We share model validation, internationalisation functions / string parsing and formatting values (language strings, datetime formats, currencies, etc), access rules, configuration settings, views and constants at least.. I've also had a few situations where we've moved client side code to the server, and not having to rewrite from scratch is nice.

None of these are huge issues to solve with a separate language on the server. But for our projects it's been a time saver.

It's useful for views, I've done it with React. But yes more for demo apps than in production, at some point things break down because you can't write both server-side and client-side code handling for every UI state.
> you can't write both server-side and client-side code handling for every UI state

I'm interested, what do you mean? Can you give an example?

As far as I can tell, whatever you serve to the client is also available server-side. You render it there, send it down the pipe as static HTML and hydrate it client-side seamlessly.

Except for specific cases where client's local storage has a significant amount of data, of course, but that seems more like the exception than the norm.

Like if you have an error saying "no results for this book title", you'd have logic that sends JSON and checks that, and on the server side you'd need logic that checks the POST request and checks that (and there'd be subtle differences in the variable format between the JSON & regular HTML POST data), and then maybe the way the UI element would be displayed in JS vs in the server-side HTML is also different. I think if you try to be very fastidious about making everything work without JS you will have two code paths for many things.
Not sure I agree with the example at all. Maybe I didn't understand?

> you'd have logic that sends JSON and checks that, and on the server side you'd need logic that checks the POST request and checks that

Sending != receiving. That's not duplicate code, it's just different functionality.

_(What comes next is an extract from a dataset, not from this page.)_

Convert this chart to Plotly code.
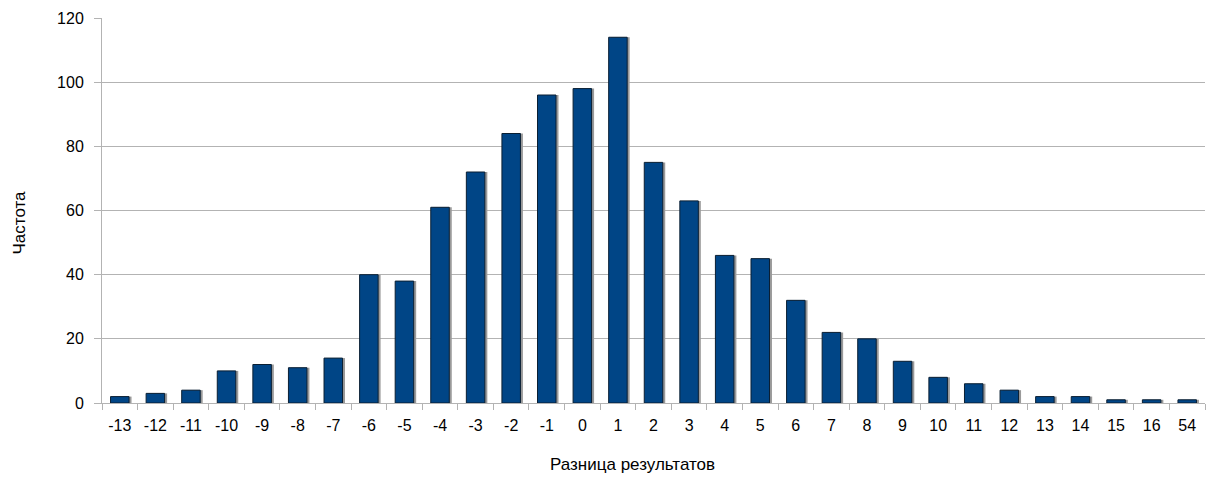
import plotly.graph_objects as go

categories = ["-13", "-12", "-11", "-10", "-9", "-8", "-7", "-6", "-5", "-4", "-3", "-2", "-1",
              "0", "1", "2", "3", "4", "5", "6", "7", "8", "9", "10", "11", "12", "13", "14",
              "15", "16", "54"]
frequency = [2, 3, 4, 10, 12, 11, 14, 40, 38, 61, 72, 84, 96, 98, 114, 75, 63, 46, 45, 32,
             22, 20, 13, 8, 6, 4, 2, 2, 1, 1, 1]

x_title = "Разница результатов"
y_title = "Частота"

W, H = 1208, 479
bar_w = 0.52
fig = go.Figure()
# shadow
fig.add_trace(go.Bar(
    x=categories, y=frequency, width=bar_w, offset=-bar_w / 2 + 0.07,
    marker=dict(color="#9a9a9a", line=dict(width=0)),
    hoverinfo="skip", showlegend=False,
))
fig.add_trace(go.Bar(
    x=categories, y=frequency, width=bar_w, offset=-bar_w / 2,
    marker=dict(color="#004586", line=dict(color="#0a1f33", width=1)),
    showlegend=False,
))

fig.update_layout(
    width=W, height=H,
    barmode="overlay",
    plot_bgcolor="white", paper_bgcolor="white",
    margin=dict(l=102, r=3, t=18, b=76),
    font=dict(family="Liberation Sans, Arial, sans-serif", size=16, color="#000000"),
    xaxis=dict(
        type="category",
        showline=True, linecolor="#b3b3b3", linewidth=1,
        ticks="outside", tickson="boundaries", ticklen=6, tickcolor="#b3b3b3",
        showgrid=False, tickfont=dict(size=16), ticklabelstandoff=8,
    ),
    yaxis=dict(
        range=[0, 120], dtick=20,
        showline=True, linecolor="#b3b3b3", linewidth=1,
        ticks="outside", ticklen=7, tickcolor="#b3b3b3",
        showgrid=True, gridcolor="#b3b3b3", gridwidth=1,
        zeroline=False, tickfont=dict(size=16), ticklabelstandoff=7,
    ),
    annotations=[
        dict(text=x_title, x=632 / W, y=(H - 464) / H, xref="paper", yref="paper",
             xanchor="center", yanchor="middle", showarrow=False, font=dict(size=17)),
        dict(text=y_title, x=18.5 / W, y=(H - 223) / H, xref="paper", yref="paper",
             xanchor="center", yanchor="middle", showarrow=False, textangle=-90,
             font=dict(size=17)),
    ],
)
# convert full-figure fractions to plot-area paper coordinates
pl, pr, pt, pb = 102, 3, 18, 76
pw, ph = W - pl - pr, H - pt - pb
for a in fig.layout.annotations:
    px = a.x * W
    py = H - a.y * H
    a.x = (px - pl) / pw
    a.y = (H - pb - py) / ph

fig.write_html("out.html", post_script="document.body.style.margin='0';",
               config={"displayModeBar": False})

> (and there'd be subtle differences in the variable format between the JSON & regular HTML POST data)

I don't see why.

> and then maybe the way the UI element would be displayed in JS vs in the server-side HTML is also different.

Why would you do that? Inconsistent UI is bad. I'd expect the same UI whether I got the page via URL or via AJAX.

What JS code sharing gives you is the same server-side and client-side rendering. E.g. you can send fully rendered HTML or just JSON depending on the Accept header, saving on data and full-page refreshes but still having SEO (and not having to wait for client-side to render).

You can also share the same model in both environments (like having the same Book class, which you'd have to code twice in JS and whatever server-side language you use).

Trust me, although I've written a tutorial about this[1], it's not that straightforward to do for a live site :) To put it another way, making the same app work with and without JS isn't made much easier even if you use React server-side rendering. But if you make something like that I'd be happy to check it out (contact info in profile.)

[1] https://medium.com/@firasd/quick-start-tutorial-universal-re...

You can make nodejs front facing, use the same code for views on server and client, and still defer your real backend (any language, probably APIs only) behind nodejs.
Doing operation transform (OP) on ODF in WebODF uses JS code that can run in the client in peer to peer mode or on the server.